After running these checks, the next step is to interpret the results and decide on an appropriate remediation strategy.

Interpreting and prioritizing data issues

Interpreting data quality reports involves more than just counting issues. You must assess the impact of each problem and prioritize actions based on the dataset’s characteristics and modeling objectives.

Consider these factors when deciding how to handle duplicates and missing values:

  • Dataset size: Removing rows in a small dataset may lead to significant information loss, while in large datasets, it may have minimal impact

  • Feature importance: Missing values in critical features require more careful handling than those in less important columns

  • Downstream goals: If the model will be used for real-time predictions, imputation methods must be fast and reliable

Common trade-offs include:

  • Removing vs. aggregating duplicates: Removal is simple but may discard useful information. Aggregation (for example, averaging) can preserve data but risks introducing artifacts.

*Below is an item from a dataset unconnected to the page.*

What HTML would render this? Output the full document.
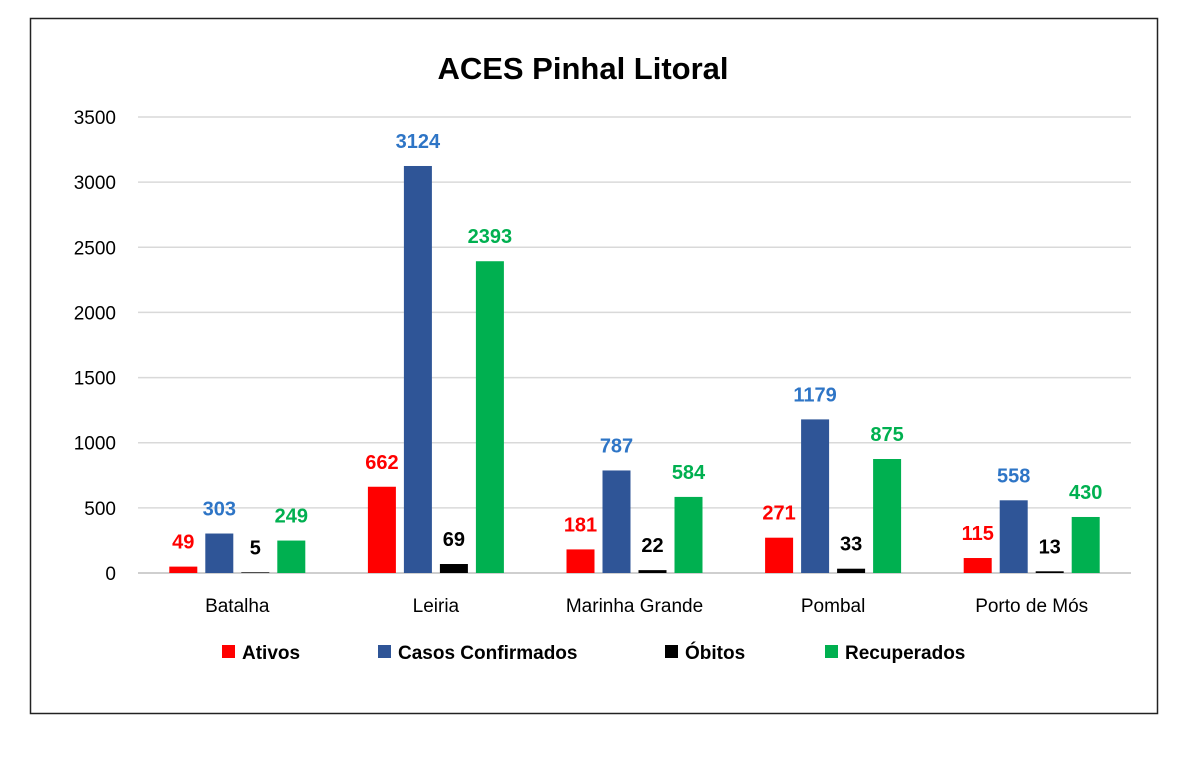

  • Deleting vs. imputing missing values: Deletion is safe for small amounts of missing data. Imputation preserves dataset size but can introduce bias if not done carefully.

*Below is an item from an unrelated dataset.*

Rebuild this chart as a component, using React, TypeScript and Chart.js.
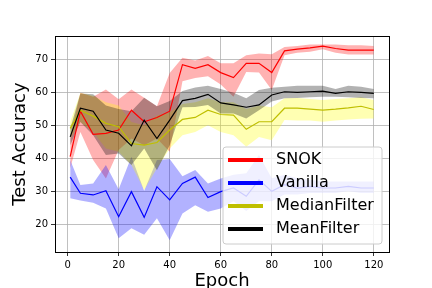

Attention: Overzealous removal of data can lead to underfitting or loss of rare but important patterns.

To help you compare strategies, the following table summarizes the main options.

Comparison of Common Data Preprocessing Methods

Method

Impact on Data Integrity

Computational Cost

Typical Use Cases

Duplicate Removal

May discard valuable repeated data

Low

Large datasets, clear duplicates

Duplicate Aggregation

Preserves information, risk of artifacts

Medium

Time-series, grouped data

Missing Value Deletion

Reduces data size, risk of bias

Low

Small % missing, non-critical features

Mean/Median Imputation

Can introduce bias, preserves size

Low

Numerical features, moderate missingness

Model-Based Imputation

More accurate, risk of overfitting

High

Critical features, high missingness

With these trade-offs in mind, you can make informed decisions that balance data integrity and modeling performance.

Conclusion

Systematic identification of duplicates and missing values is a non-negotiable step in any applied machine learning workflow. Pandas provides efficient, reproducible tools for profiling datasets and surfacing these issues early. However, the real value lies in interpreting the results thoughtfully and choosing remediation strategies that align with your modeling goals and data constraints. Robust data profiling not only prevents downstream errors but also lays the groundwork for advanced cleaning and feature engineering, which you will explore in the next lessons.

Note: Investing time in data profiling pays dividends throughout the ML life cycle, from EDA to deployment and monitoring.